Fans love to spot the details: a solo cornet that seems to “sing” where a film would use voice, warm flugelhorns lining the melody, low brass anchoring the harmony like a ship at anchor. The Marines’ drill is crisp, but the music feels generous—less a march than a cinematic embrace across the arena.
Gladiator also showcases what the Band Service is built to do: combine orchestral color with military precision. As the United Kingdom’s naval music wing, the Royal Marines Band Service fields five professional bands and a renowned training school—so when they take on a score as beloved as Zimmer’s, you’re hearing top-tier musicianship wrapped in centuries of tradition.

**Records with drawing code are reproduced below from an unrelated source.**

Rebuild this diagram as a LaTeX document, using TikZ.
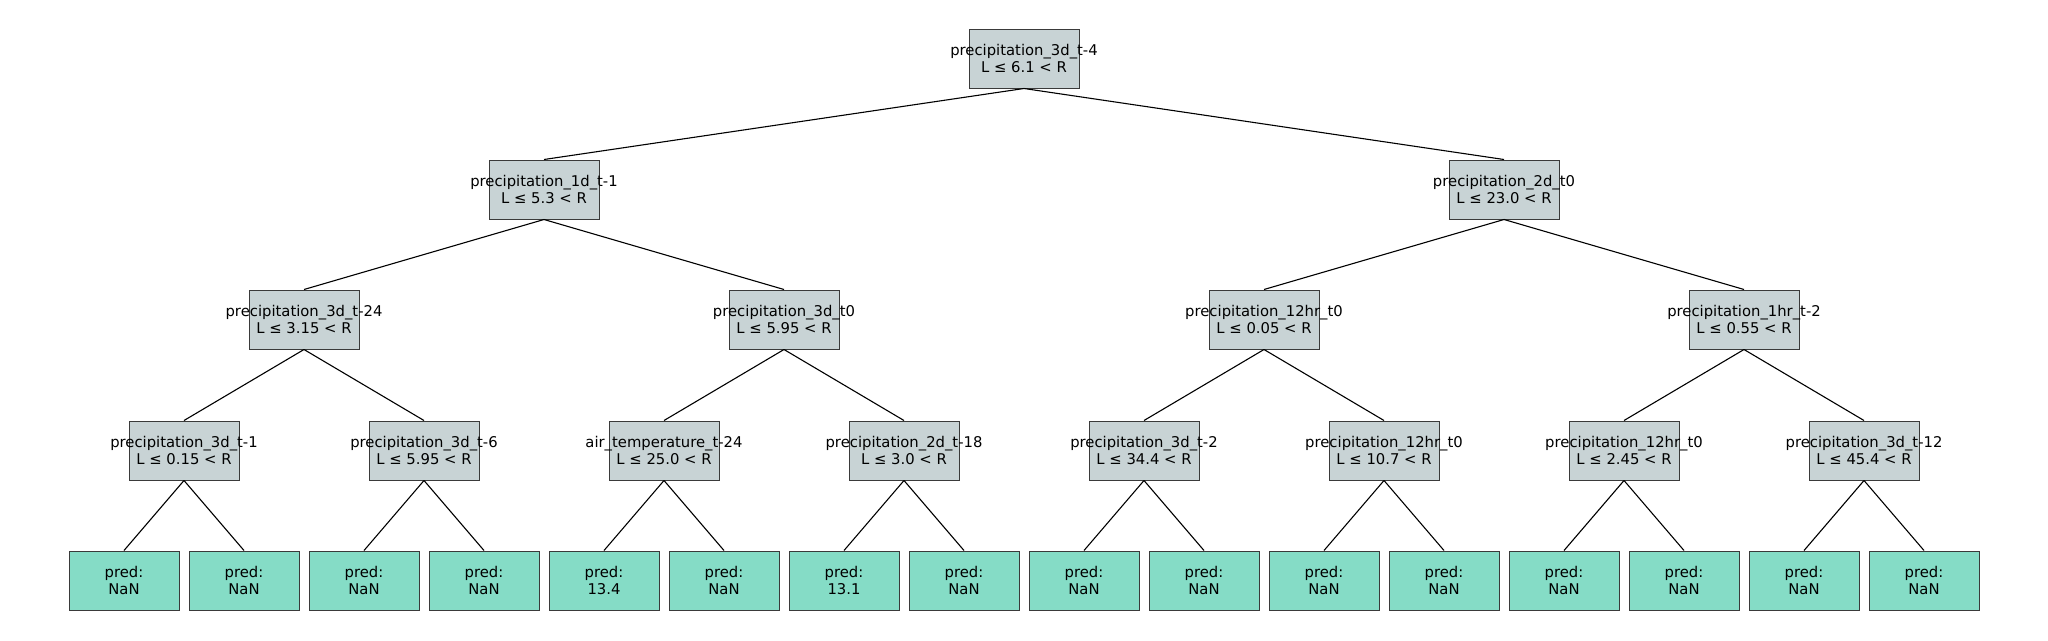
\documentclass[tikz,border=0pt]{standalone}
\usepackage{fontspec}
\setmainfont{DejaVu Sans}
\definecolor{splitfill}{HTML}{C8D3D5}
\definecolor{leaffill}{HTML}{85DCC6}
\definecolor{boxline}{HTML}{3A3A3A}
\newcommand{\splitlbl}[2]{\makebox[0pt]{#1}\\\makebox[0pt]{#2}}
\begin{document}
\begin{tikzpicture}[x=1pt, y=-1pt,
  splitbox/.style={rectangle, draw=boxline, line width=1pt, fill=splitfill, minimum width=110pt, minimum height=59pt, inner sep=0pt, align=center, font=\fontsize{14.8}{16.5}\selectfont},
  leafbox/.style={rectangle, draw=boxline, line width=1pt, fill=leaffill, minimum width=110pt, minimum height=59pt, inner sep=0pt, align=center, font=\fontsize{14.8}{16.5}\selectfont},
  edge/.style={draw=black, line width=1.1pt}]
\useasboundingbox (0,0) rectangle (2048,640);
\node[splitbox] (nid0) at (1024,58.5){\splitlbl{precipitation\_3d\_t-4}{L ≤ 6.1 < R}};
\node[splitbox] (nid1) at (544,189.5){\splitlbl{precipitation\_1d\_t-1}{L ≤ 5.3 < R}};
\node[splitbox] (nid2) at (1504,189.5){\splitlbl{precipitation\_2d\_t0}{L ≤ 23.0 < R}};
\draw[edge] (nid0.south) -- (nid1.north);
\draw[edge] (nid0.south) -- (nid2.north);
\node[splitbox] (nid3) at (304,319.5){\splitlbl{precipitation\_3d\_t-24}{L ≤ 3.15 < R}};
\node[splitbox] (nid4) at (784,319.5){\splitlbl{precipitation\_3d\_t0}{L ≤ 5.95 < R}};
\node[splitbox] (nid5) at (1264,319.5){\splitlbl{precipitation\_12hr\_t0}{L ≤ 0.05 < R}};
\node[splitbox] (nid6) at (1744,319.5){\splitlbl{precipitation\_1hr\_t-2}{L ≤ 0.55 < R}};
\draw[edge] (nid1.south) -- (nid3.north);
\draw[edge] (nid1.south) -- (nid4.north);
\draw[edge] (nid2.south) -- (nid5.north);
\draw[edge] (nid2.south) -- (nid6.north);
\node[splitbox] (nid7) at (184,450.5){\splitlbl{precipitation\_3d\_t-1}{L ≤ 0.15 < R}};
\node[splitbox] (nid8) at (424,450.5){\splitlbl{precipitation\_3d\_t-6}{L ≤ 5.95 < R}};
\node[splitbox] (nid9) at (664,450.5){\splitlbl{air\_temperature\_t-24}{L ≤ 25.0 < R}};
\node[splitbox] (nid10) at (904,450.5){\splitlbl{precipitation\_2d\_t-18}{L ≤ 3.0 < R}};
\node[splitbox] (nid11) at (1144,450.5){\splitlbl{precipitation\_3d\_t-2}{L ≤ 34.4 < R}};
\node[splitbox] (nid12) at (1384,450.5){\splitlbl{precipitation\_12hr\_t0}{L ≤ 10.7 < R}};
\node[splitbox] (nid13) at (1624,450.5){\splitlbl{precipitation\_12hr\_t0}{L ≤ 2.45 < R}};
\node[splitbox] (nid14) at (1864,450.5){\splitlbl{precipitation\_3d\_t-12}{L ≤ 45.4 < R}};
\draw[edge] (nid3.south) -- (nid7.north);
\draw[edge] (nid3.south) -- (nid8.north);
\draw[edge] (nid4.south) -- (nid9.north);
\draw[edge] (nid4.south) -- (nid10.north);
\draw[edge] (nid5.south) -- (nid11.north);
\draw[edge] (nid5.south) -- (nid12.north);
\draw[edge] (nid6.south) -- (nid13.north);
\draw[edge] (nid6.south) -- (nid14.north);
\node[leafbox] (lid0) at (124,580.5){pred:\\NaN};
\node[leafbox] (lid1) at (244,580.5){pred:\\NaN};
\node[leafbox] (lid2) at (364,580.5){pred:\\NaN};
\node[leafbox] (lid3) at (484,580.5){pred:\\NaN};
\node[leafbox] (lid4) at (604,580.5){pred:\\13.4};
\node[leafbox] (lid5) at (724,580.5){pred:\\NaN};
\node[leafbox] (lid6) at (844,580.5){pred:\\13.1};
\node[leafbox] (lid7) at (964,580.5){pred:\\NaN};
\node[leafbox] (lid8) at (1084,580.5){pred:\\NaN};
\node[leafbox] (lid9) at (1204,580.5){pred:\\NaN};
\node[leafbox] (lid10) at (1324,580.5){pred:\\NaN};
\node[leafbox] (lid11) at (1444,580.5){pred:\\NaN};
\node[leafbox] (lid12) at (1564,580.5){pred:\\NaN};
\node[leafbox] (lid13) at (1684,580.5){pred:\\NaN};
\node[leafbox] (lid14) at (1804,580.5){pred:\\NaN};
\node[leafbox] (lid15) at (1924,580.5){pred:\\NaN};
\draw[edge] (nid7.south) -- (lid0.north);
\draw[edge] (nid7.south) -- (lid1.north);
\draw[edge] (nid8.south) -- (lid2.north);
\draw[edge] (nid8.south) -- (lid3.north);
\draw[edge] (nid9.south) -- (lid4.north);
\draw[edge] (nid9.south) -- (lid5.north);
\draw[edge] (nid10.south) -- (lid6.north);
\draw[edge] (nid10.south) -- (lid7.north);
\draw[edge] (nid11.south) -- (lid8.north);
\draw[edge] (nid11.south) -- (lid9.north);
\draw[edge] (nid12.south) -- (lid10.north);
\draw[edge] (nid12.south) -- (lid11.north);
\draw[edge] (nid13.south) -- (lid12.north);
\draw[edge] (nid13.south) -- (lid13.north);
\draw[edge] (nid14.south) -- (lid14.north);
\draw[edge] (nid14.south) -- (lid15.north);
\end{tikzpicture}
\end{document}
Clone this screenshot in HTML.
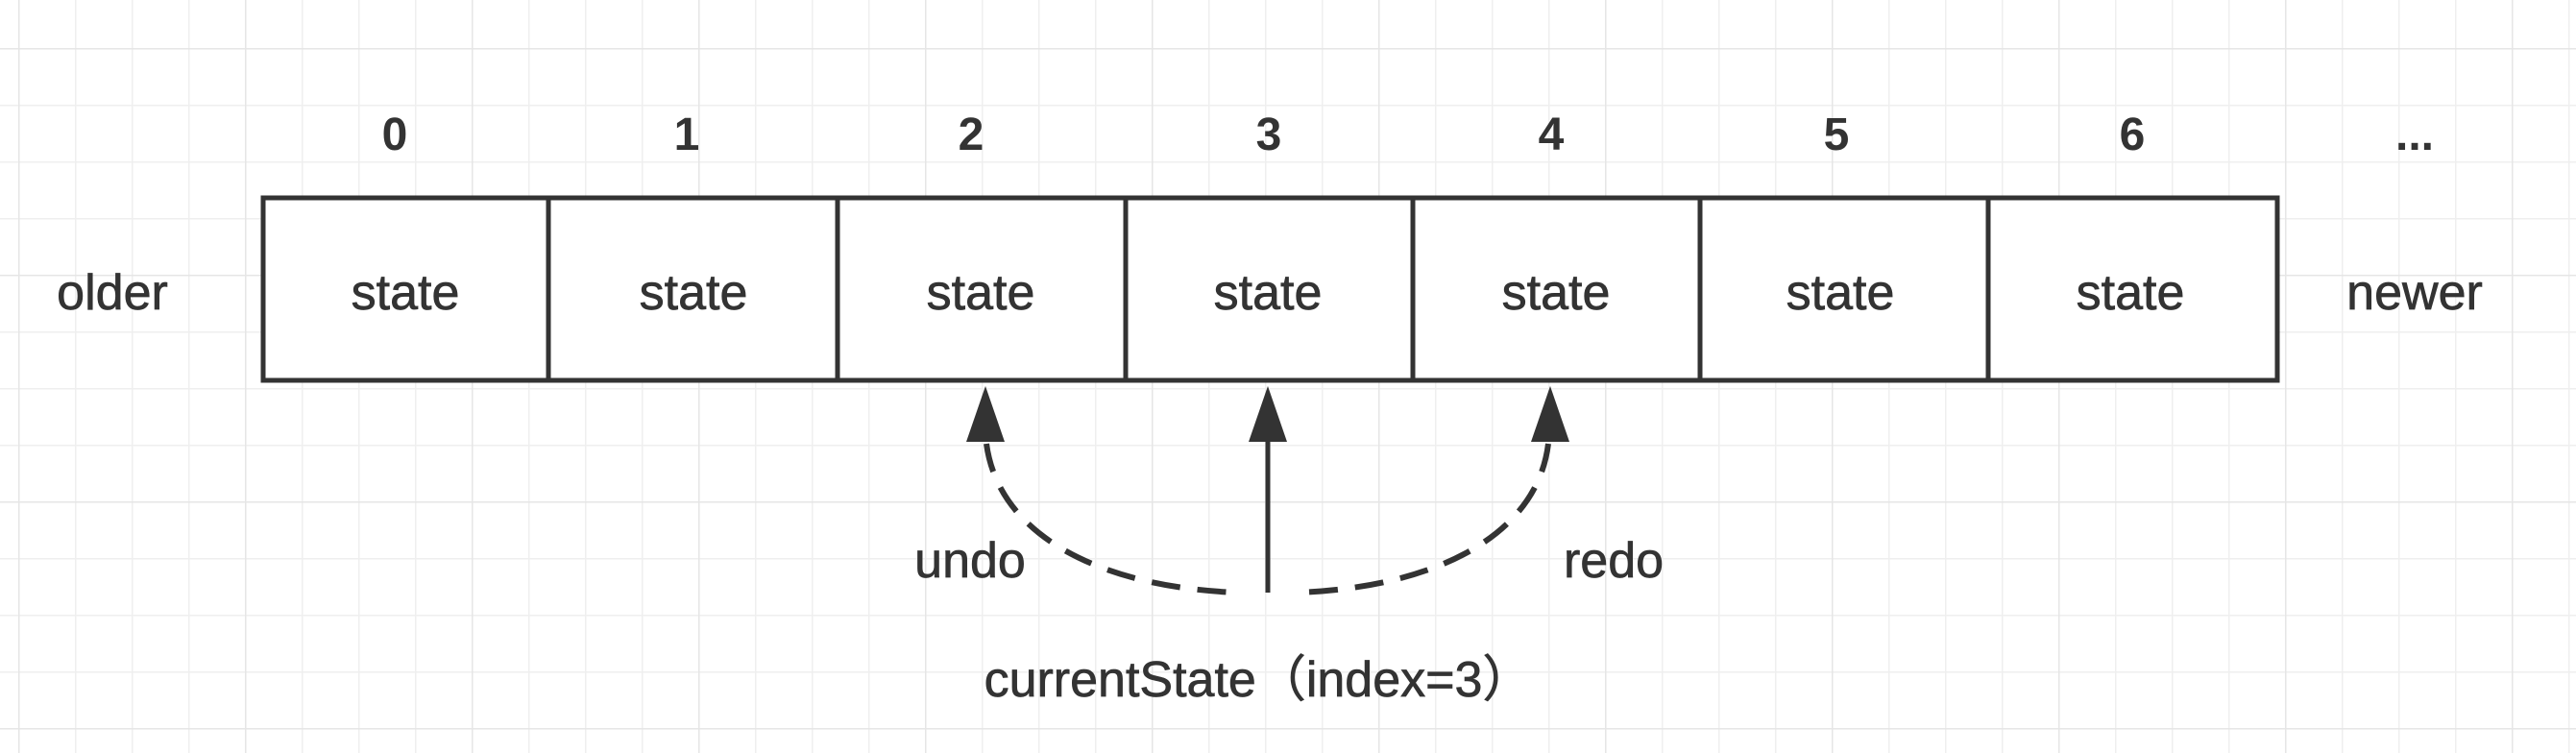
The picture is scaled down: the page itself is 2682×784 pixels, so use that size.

Look back through the archives and you’ll find Gladiator popping up across the years: an early-YouTube era Beating Retreat in 2006, recent Horse Guards performances, and festival features that keep the piece in active rotation. Each time, the arrangement adapts to the venue while keeping that unmistakable Zimmer-Gerrard heart.
What makes these nights so joyful isn’t just the grandeur—it’s the community vibe. Families, veterans, tourists, and die-hard band fans all find something to love. You see kids conducting from the stands, couples swaying to the slow themes, and whole rows breaking into smiles when the climactic chords hit home.
Then comes the emotional coda many attendees wait for: the Naval Sunset ceremony, where day fades to evening in music and ritual. After the cinematic sweep of Gladiator, that quiet dignity lands even more deeply—an exhale that sends everyone out into the London night with hearts a little lighter.
In the end, the Bands of HM Royal Marines turn a blockbuster score into shared celebration—part concert, part tradition, all joy. Whether at Horse Guards Parade or inside the Royal Albert Hall, Gladiator becomes a reminder that great film music belongs not only to the screen, but to the crowds who carry its melodies home, humming all the way.